Second, the two letter word “is”, is usually not stated in Hebrew. Rather, “is” is understood. For example, the words “hakelev” (the dog) and “gadol” (big), when joined into a sentence - hakelev gadol - means “the dog IS big,” even though no Hebrew word in that sentence represents the word “is.” A more accurate translation of the name of that child, then, would be “A wonderful counselor is the mighty God, the everlasting father ...”. This name describes God, not the person who carries the name. The name Isaiah itself means “God is salvation,” but no one believes the prophet himself is God in a human body!
Third, the phrase “Mighty God” is a poor translation according to some biblical scholars. Although English makes a clear distinction between “God” and “god,” the Hebrew language, which has only capital letters, cannot. The Hebrew word “God” had a much wider range of application than it does in English. Some suggest a better translation for the English reader would be “mighty hero,” or “divine hero.” Both Martin Luther and James Moffatt translated the phrase as “divine hero” in their Bibles.
Fourth, according to the New Testament, Jesus was never called any of these names in his lifetime.
Fifth, if Isaiah 9:6 is taken to refer to Jesus, then Jesus is the Father!
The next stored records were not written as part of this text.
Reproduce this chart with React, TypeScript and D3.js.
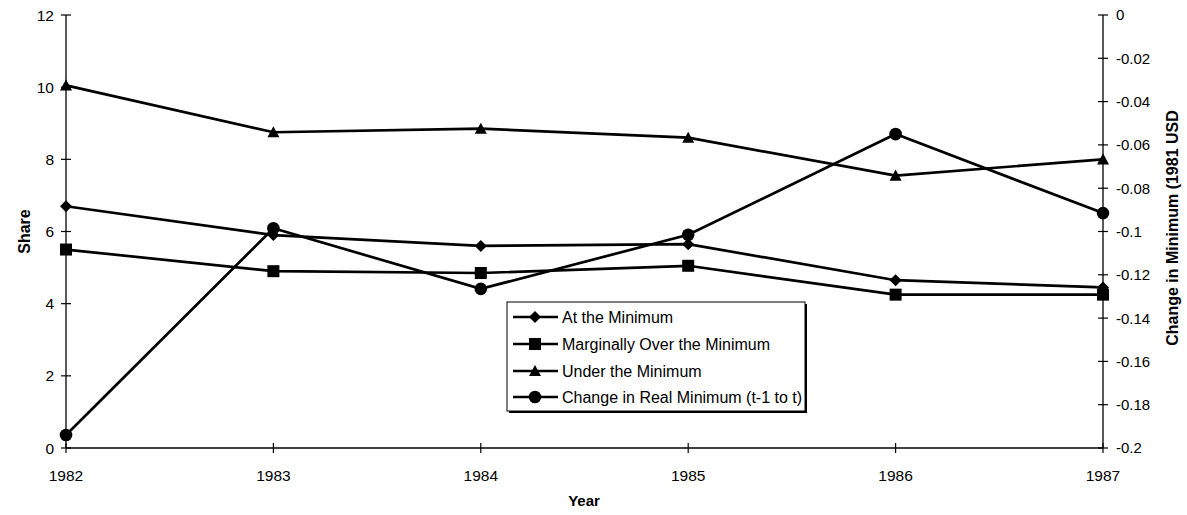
import React from "react";
import * as d3 from "d3";

const years = [1982, 1983, 1984, 1985, 1986, 1987];
const atMinimum = [6.7, 5.9, 5.6, 5.65, 4.65, 4.45];
const marginallyOver = [5.5, 4.9, 4.85, 5.05, 4.25, 4.25];
const underMinimum = [10.05, 8.75, 8.85, 8.6, 7.55, 8.0];
const changeRealMin = [-0.194, -0.0985, -0.1265, -0.1015, -0.055, -0.0915];
const leftTicks = [0, 2, 4, 6, 8, 10, 12];
const rightTicks = [0, -0.02, -0.04, -0.06, -0.08, -0.1, -0.12, -0.14, -0.16, -0.18, -0.2];
const legendLabels = [
  "At the Minimum",
  "Marginally Over the Minimum",
  "Under the Minimum",
  "Change in Real Minimum (t-1 to t)",
];

const W = 1187, H = 515;
const L = 66, R = 1103, T = 15, B = 448;
const FONT = "'Liberation Sans', Arial, Helvetica, sans-serif";

function Marker({ type, x, y }: { type: string; x: number; y: number }) {
  if (type === "diamond") {
    const s = 6;
    return <path d={`M${x},${y - s}L${x + s},${y}L${x},${y + s}L${x - s},${y}Z`} fill="#000" />;
  }
  if (type === "square") {
    const s = 6;
    return <rect x={x - s} y={y - s} width={2 * s} height={2 * s} fill="#000" />;
  }
  if (type === "triangle") {
    const s = 6;
    return <path d={`M${x},${y - s}L${x + s},${y + s * 0.85}L${x - s},${y + s * 0.85}Z`} fill="#000" />;
  }
  return <circle cx={x} cy={y} r={6.3} fill="#000" />;
}

export default function App() {
  const x = d3.scalePoint<number>().domain(years).range([L, R]);
  const yL = d3.scaleLinear().domain([0, 12]).range([B, T]);
  const yR = d3.scaleLinear().domain([-0.2, 0]).range([B, T]);
  const line = d3.line<[number, number]>().x((d) => d[0]).y((d) => d[1]);

  const series = [
    { vals: atMinimum, scale: yL, type: "diamond" },
    { vals: marginallyOver, scale: yL, type: "square" },
    { vals: underMinimum, scale: yL, type: "triangle" },
    { vals: changeRealMin, scale: yR, type: "circle" },
  ];

  const lx = 507, ly = 302, lw = 298, lh = 109;
  const rowY = [317, 344, 371, 397];

  return (
    <svg width={W} height={H} style={{ position: "absolute", left: 0, top: 0, background: "#fff" }} fontFamily={FONT}>
      <rect width={W} height={H} fill="#fff" />
      {/* axes */}
      <line x1={L} y1={T} x2={L} y2={B} stroke="#000" strokeWidth={1.3} />
      <line x1={R} y1={T} x2={R} y2={B} stroke="#000" strokeWidth={1.3} />
      <line x1={L} y1={B} x2={R} y2={B} stroke="#000" strokeWidth={1.3} />
      {leftTicks.map((t) => (
        <g key={"l" + t}>
          <line x1={L - 5} x2={L + 5} y1={yL(t)} y2={yL(t)} stroke="#000" strokeWidth={1.2} />
          <text x={L - 12} y={yL(t)} dy="0.36em" textAnchor="end" fontSize={15.5}>{t}</text>
        </g>
      ))}
      {rightTicks.map((t) => (
        <g key={"r" + t}>
          <line x1={R - 5} x2={R + 5} y1={yR(t)} y2={yR(t)} stroke="#000" strokeWidth={1.2} />
          <text x={R + 13} y={yR(t)} dy="0.36em" textAnchor="start" fontSize={15}>{String(t)}</text>
        </g>
      ))}
      {years.map((yr) => (
        <g key={"x" + yr}>
          <line x1={x(yr)} x2={x(yr)} y1={B - 5} y2={B + 5} stroke="#000" strokeWidth={1.2} />
          <text x={x(yr)} y={481} textAnchor="middle" fontSize={15.5}>{yr}</text>
        </g>
      ))}
      <text x={584} y={506} textAnchor="middle" fontSize={15} fontWeight="bold">Year</text>
      <text transform={`translate(30,${(T + B) / 2}) rotate(-90)`} textAnchor="middle" fontSize={16} fontWeight="bold">Share</text>
      <text transform={`translate(1178,228) rotate(-90)`} textAnchor="middle" fontSize={16} fontWeight="bold">Change in Minimum (1981 USD</text>

      {/* series */}
      {series.map((s, i) => {
        const pts: [number, number][] = s.vals.map((v, j) => [x(years[j])!, s.scale(v)]);
        return (
          <g key={"s" + i}>
            <path d={line(pts)!} fill="none" stroke="#000" strokeWidth={2.7} />
            {pts.map((p, j) => <Marker key={j} type={s.type} x={p[0]} y={p[1]} />)}
          </g>
        );
      })}

      {/* legend */}
      <rect x={lx + 2} y={ly + 2} width={lw} height={lh} fill="#000" />
      <rect x={lx} y={ly} width={lw} height={lh} fill="#fff" stroke="#000" strokeWidth={1} />
      {legendLabels.map((lab, i) => (
        <g key={"lg" + i}>
          <line x1={513} x2={558} y1={rowY[i]} y2={rowY[i]} stroke="#000" strokeWidth={2.7} />
          <Marker type={series[i].type} x={535} y={rowY[i]} />
          <text x={562} y={rowY[i]} dy="0.36em" fontSize={16}>{lab}</text>
        </g>
      ))}
    </svg>
  );
}
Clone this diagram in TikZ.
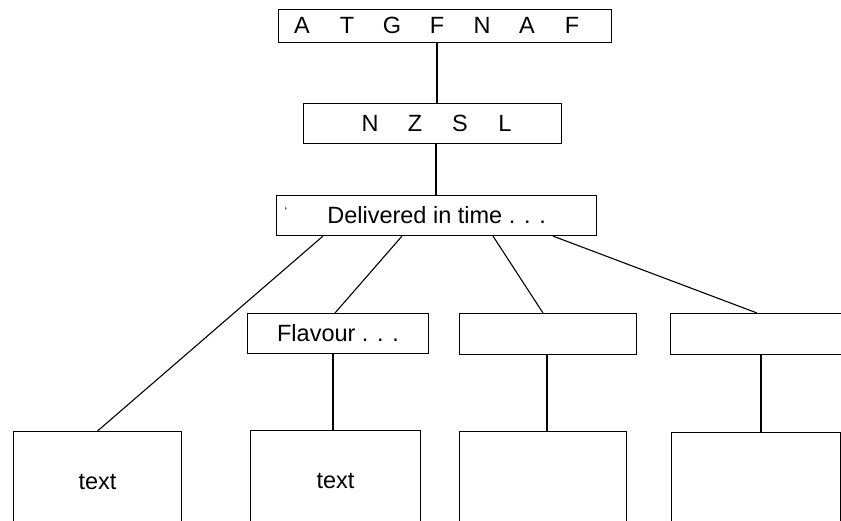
\documentclass[tikz,border=0pt]{standalone}
\usepackage{fontspec}
\setmainfont{Liberation Sans}
\usetikzlibrary{calc}
\newcommand\lsp[1]{\makebox[45pt]{#1}}
\begin{document}
\begin{tikzpicture}[x=1pt,y=-1pt,
  box/.style={draw=black, line width=1.1pt, inner sep=0pt, anchor=north west},
  lbl/.style={inner sep=0pt, font=\fontsize{23.5}{28}\selectfont},
  link/.style={draw=black, line width=1.1pt}]
\useasboundingbox (0,0) rectangle (841,521);
\clip (0,0) rectangle (841,521);
\fill[white] (0,0) rectangle (841,521);
% boxes
\node[box, minimum width=333pt, minimum height=33pt] (top) at (278,9) {};
\node[lbl] (toptext) at (437,25.5) {\lsp{A}\lsp{T}\lsp{G}\lsp{F}\lsp{N}\lsp{A}\lsp{F}};
\node[box, minimum width=258pt, minimum height=40pt] (nzsl) at (303,103) {};
\node[lbl] (nzsltext) at (437.5,123) {\lsp{N}\lsp{Z}\lsp{S}\lsp{L}};
\node[box, lbl, minimum width=320pt, minimum height=40pt, anchor=north west] (del) at (276,195) {Delivered in time . . .};
\node[inner sep=0pt, font=\fontsize{12}{12}\selectfont] (tick) at (286,211) {`};
\node[box, lbl, minimum width=181pt, minimum height=40pt, anchor=north west] (flav) at (247,313) {Flavour . . .};
\node[box, minimum width=177pt, minimum height=41pt] (mid3) at (459,313) {};
\node[box, minimum width=190pt, minimum height=41pt] (mid4) at (670,313) {};
\node[box, lbl, minimum width=168pt, minimum height=100pt, anchor=north west] (b1) at (13,431) {text};
\node[box, lbl, minimum width=170pt, minimum height=100pt, anchor=north west] (b2) at (250,430) {text};
\node[box, minimum width=167pt, minimum height=100pt] (b3) at (459,431) {};
\node[box, minimum width=169pt, minimum height=100pt] (b4) at (671,432) {};
% helper x positions
\coordinate (s1) at (437,0);
\coordinate (s2) at (436,0);
\coordinate (v2) at (333,0);
\coordinate (v3) at (547,0);
\coordinate (v4) at (761,0);
% connectors
\draw[link] (top.south -| s1) -- (nzsl.north -| s1);
\draw[link] (nzsl.south -| s2) -- (del.north -| s2);
\draw[link] ($(del.south west)+(47,0)$) -- (b1.north);
\draw[link] ($(del.south west)+(126,0)$) -- ($(flav.north west)+(88,0)$);
\draw[link] ($(del.south west)+(217,0)$) -- ($(mid3.north west)+(84,0)$);
\draw[link] ($(del.south west)+(277,0)$) -- ($(mid4.north west)+(87,0)$);
\draw[link] (flav.south -| v2) -- (b2.north -| v2);
\draw[link] (mid3.south -| v3) -- (b3.north -| v3);
\draw[link] (mid4.south -| v4) -- (b4.north -| v4);
\end{tikzpicture}
\end{document}
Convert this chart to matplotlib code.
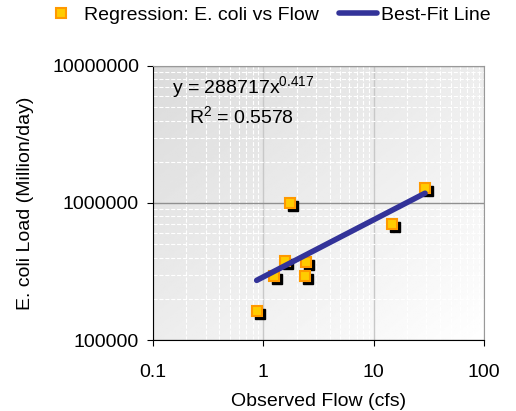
#Se importan librerias necesarias
import numpy as np
from matplotlib import pyplot as plt
from matplotlib import transforms

plt.rcParams['font.family'] = ['Liberation Sans', 'DejaVu Sans']
plt.rcParams['mathtext.fontset'] = 'custom'
plt.rcParams['mathtext.rm'] = 'Liberation Sans'
plt.rcParams['mathtext.default'] = 'regular'

#datos
flujo = [0.88, 1.24, 1.56, 1.76, 2.46, 2.41, 14.6, 29.2]
carga = [163000, 293000, 378000, 1000000, 370000, 293000, 698000, 1290000]
c = 288717; b = 0.417
x_ajuste = [0.87, 29.2]
y_ajuste = [c * xi ** b for xi in x_ajuste]

fig = plt.figure(figsize=(5.16, 4.11), dpi=100)
ax = fig.add_axes([153/516, 1-340/411, 331/516, 274/411])

#fondo degradado
gx, gy = np.meshgrid(np.linspace(0, 1, 200), np.linspace(0, 1, 200))
grad = (gx + gy) / 2
ax.imshow(grad, cmap='gray', vmin=-6, vmax=1, extent=[0, 1, 0, 1],
          transform=ax.transAxes, aspect='auto', zorder=0, origin='upper')

ax.set_xscale('log'); ax.set_yscale('log')
ax.set_xlim(0.1, 100); ax.set_ylim(1e5, 1e7)

#rejilla
ax.grid(True, which='minor', color='white', ls='--', lw=0.8, zorder=1)
ax.grid(True, which='major', axis='x', color='#c8c8c8', lw=1, zorder=1)
ax.grid(True, which='major', axis='y', color='#909090', lw=1, zorder=1)

#sombra de los puntos
sombra = ax.transData + transforms.ScaledTranslation(3/100, -3/100, fig.dpi_scale_trans)
ax.plot(flujo, carga, 's', ms=7.5, color='black', zorder=3, transform=sombra)
ax.plot(flujo, carga, 's', ms=7.5, mfc='#FFCC00', mec='#FF9900', mew=1.5,
        zorder=4, label='Regression: E. coli vs Flow')
ax.plot(x_ajuste, y_ajuste, '-', color='#333399', lw=4, solid_capstyle='round',
        zorder=5, label='Best-Fit Line')

#ecuacion y R^2
fig.text(172/516, 1-93/411, r'y = 288717x$^{0.417}$', fontsize=14)
fig.text(189/516, 1-123/411, r'R$^{2}$ = 0.5578', fontsize=14)

ax.set_xticks([0.1, 1, 10, 100])
ax.set_xticklabels(['0.1', '1', '10', '100'])
ax.set_yticks([1e5, 1e6, 1e7])
ax.set_yticklabels(['100000', '1000000', '10000000'])
ax.tick_params(which='minor', length=0)
ax.tick_params(which='major', direction='out', length=4, labelsize=14)
ax.tick_params(axis='x', pad=13)
ax.tick_params(axis='y', pad=6)
ax.set_xlabel('Observed Flow (cfs)', fontsize=14, labelpad=9)
ax.set_ylabel('E. coli Load (Million/day)', fontsize=14, labelpad=13)
for s in ['top', 'right']:
    ax.spines[s].set_color('#999999')

fig.legend(loc='center', bbox_to_anchor=(0.516, 0.9635), ncol=2, frameon=False,
           fontsize=14, handlelength=2, columnspacing=1.0, handletextpad=0.2)
fig.savefig('out.png', dpi=100)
And this is against the Trinitarian doctrine.
Sixth, the fact that the New Testament does not quote this passage shows that even the New Testament authors didn’t take this verse to be in reference to Jesus.
Seventh, the passage is talking about the wonders performed by the Lord for Hezekiah, king of Judah. Preceding verses in Isaiah 9 talk of a great military triumph by Israel over its enemies. At the time Isaiah is said to have written this passage, God had just delivered King Hezekiah and Jerusalem from a siege laid by the Assyrians under General Sennacherib. The deliverance is said to have been accomplished in spectacular fashion: an angel went into the Assyrian camp and killed 185,000 soldiers while they slept. When Sennacherib awoke to find his army decimated, he and the remaining soldiers fled, where he was assassinated by his own sons (Isaiah 37:36-38). Chapters 36 and 37 of Isaiah recount how Hezekiah stood firm in the face of Sennacherib’s vast army and his blasphemous words against the God. When all seemed lost, Hezekiah continued to trust in the Lord, and for this he was rewarded with a miraculous victory. It is interesting to note that the statement, “the zeal of the Lord of hosts will accomplish this,” found at the end of Isaiah 9:7, is found in only two other places in the Bible: Isaiah 37:32 and 2 Kings 19:31. Both these passages discuss the miraculous deliverance of Hezekiah by God. Therefore, in light of the above, Isaiah is recounting God’s defense of Jerusalem during the Assyrian siege. Furthermore, Soncino’s commentary says the chapter is about the fall of Assyria and the announcement of the birth of Hezekiah, the son of Ahaz.